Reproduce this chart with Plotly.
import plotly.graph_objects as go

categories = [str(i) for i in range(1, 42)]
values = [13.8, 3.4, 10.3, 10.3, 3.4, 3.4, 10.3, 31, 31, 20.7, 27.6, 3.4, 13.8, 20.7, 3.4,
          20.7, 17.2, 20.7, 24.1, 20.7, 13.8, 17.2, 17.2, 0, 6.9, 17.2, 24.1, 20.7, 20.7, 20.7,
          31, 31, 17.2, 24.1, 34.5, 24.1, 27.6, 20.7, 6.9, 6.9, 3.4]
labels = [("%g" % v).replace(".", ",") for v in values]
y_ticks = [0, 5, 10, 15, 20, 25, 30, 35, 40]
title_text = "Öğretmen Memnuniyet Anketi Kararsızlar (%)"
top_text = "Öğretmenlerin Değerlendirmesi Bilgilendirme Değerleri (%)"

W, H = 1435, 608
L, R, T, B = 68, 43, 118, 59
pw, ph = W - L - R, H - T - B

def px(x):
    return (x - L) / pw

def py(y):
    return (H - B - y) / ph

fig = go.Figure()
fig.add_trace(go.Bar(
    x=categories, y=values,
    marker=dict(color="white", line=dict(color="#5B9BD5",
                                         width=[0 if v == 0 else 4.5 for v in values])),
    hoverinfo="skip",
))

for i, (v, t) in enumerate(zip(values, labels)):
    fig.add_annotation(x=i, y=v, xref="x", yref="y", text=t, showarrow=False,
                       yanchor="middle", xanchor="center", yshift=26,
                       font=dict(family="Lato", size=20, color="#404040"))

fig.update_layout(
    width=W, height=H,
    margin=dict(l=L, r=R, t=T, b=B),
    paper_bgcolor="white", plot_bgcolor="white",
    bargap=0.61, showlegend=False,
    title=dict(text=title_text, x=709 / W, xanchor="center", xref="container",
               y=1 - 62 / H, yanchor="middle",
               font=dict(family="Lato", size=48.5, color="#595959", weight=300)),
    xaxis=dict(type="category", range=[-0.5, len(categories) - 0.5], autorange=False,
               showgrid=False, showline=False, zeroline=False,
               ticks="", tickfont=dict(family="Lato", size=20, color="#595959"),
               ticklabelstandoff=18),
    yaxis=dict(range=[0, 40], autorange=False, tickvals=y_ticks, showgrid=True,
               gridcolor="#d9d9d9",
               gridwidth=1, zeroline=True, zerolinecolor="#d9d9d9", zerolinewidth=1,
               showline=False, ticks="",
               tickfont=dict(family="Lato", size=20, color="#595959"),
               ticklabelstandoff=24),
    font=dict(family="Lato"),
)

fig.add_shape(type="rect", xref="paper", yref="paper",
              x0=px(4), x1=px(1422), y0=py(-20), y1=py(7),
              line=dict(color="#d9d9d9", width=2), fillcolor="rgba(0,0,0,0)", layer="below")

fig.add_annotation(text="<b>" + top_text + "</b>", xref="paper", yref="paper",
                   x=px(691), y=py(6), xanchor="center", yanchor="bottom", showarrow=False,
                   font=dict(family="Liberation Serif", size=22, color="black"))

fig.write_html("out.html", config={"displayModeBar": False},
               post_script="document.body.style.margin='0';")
********************
OBJECTIVE
Make an exact copy of the data above.

OUTPUT OF THE TASK
Reproduce this chart with Plotly.
import plotly.graph_objects as go

categories = [str(i) for i in range(1, 42)]
values = [13.8, 3.4, 10.3, 10.3, 3.4, 3.4, 10.3, 31, 31, 20.7, 27.6, 3.4, 13.8, 20.7, 3.4,
          20.7, 17.2, 20.7, 24.1, 20.7, 13.8, 17.2, 17.2, 0, 6.9, 17.2, 24.1, 20.7, 20.7, 20.7,
          31, 31, 17.2, 24.1, 34.5, 24.1, 27.6, 20.7, 6.9, 6.9, 3.4]
labels = [("%g" % v).replace(".", ",") for v in values]
y_ticks = [0, 5, 10, 15, 20, 25, 30, 35, 40]
title_text = "Öğretmen Memnuniyet Anketi Kararsızlar (%)"
top_text = "Öğretmenlerin Değerlendirmesi Bilgilendirme Değerleri (%)"

W, H = 1435, 608
L, R, T, B = 68, 43, 118, 59
pw, ph = W - L - R, H - T - B

def px(x):
    return (x - L) / pw

def py(y):
    return (H - B - y) / ph

fig = go.Figure()
fig.add_trace(go.Bar(
    x=categories, y=values,
    marker=dict(color="white", line=dict(color="#5B9BD5",
                                         width=[0 if v == 0 else 4.5 for v in values])),
    hoverinfo="skip",
))

for i, (v, t) in enumerate(zip(values, labels)):
    fig.add_annotation(x=i, y=v, xref="x", yref="y", text=t, showarrow=False,
                       yanchor="middle", xanchor="center", yshift=26,
                       font=dict(family="Lato", size=20, color="#404040"))

fig.update_layout(
    width=W, height=H,
    margin=dict(l=L, r=R, t=T, b=B),
    paper_bgcolor="white", plot_bgcolor="white",
    bargap=0.61, showlegend=False,
    title=dict(text=title_text, x=709 / W, xanchor="center", xref="container",
               y=1 - 62 / H, yanchor="middle",
               font=dict(family="Lato", size=48.5, color="#595959", weight=300)),
    xaxis=dict(type="category", range=[-0.5, len(categories) - 0.5], autorange=False,
               showgrid=False, showline=False, zeroline=False,
               ticks="", tickfont=dict(family="Lato", size=20, color="#595959"),
               ticklabelstandoff=18),
    yaxis=dict(range=[0, 40], autorange=False, tickvals=y_ticks, showgrid=True,
               gridcolor="#d9d9d9",
               gridwidth=1, zeroline=True, zerolinecolor="#d9d9d9", zerolinewidth=1,
               showline=False, ticks="",
               tickfont=dict(family="Lato", size=20, color="#595959"),
               ticklabelstandoff=24),
    font=dict(family="Lato"),
)

fig.add_shape(type="rect", xref="paper", yref="paper",
              x0=px(4), x1=px(1422), y0=py(-20), y1=py(7),
              line=dict(color="#d9d9d9", width=2), fillcolor="rgba(0,0,0,0)", layer="below")

fig.add_annotation(text="<b>" + top_text + "</b>", xref="paper", yref="paper",
                   x=px(691), y=py(6), xanchor="center", yanchor="bottom", showarrow=False,
                   font=dict(family="Liberation Serif", size=22, color="black"))

fig.write_html("out.html", config={"displayModeBar": False},
               post_script="document.body.style.margin='0';")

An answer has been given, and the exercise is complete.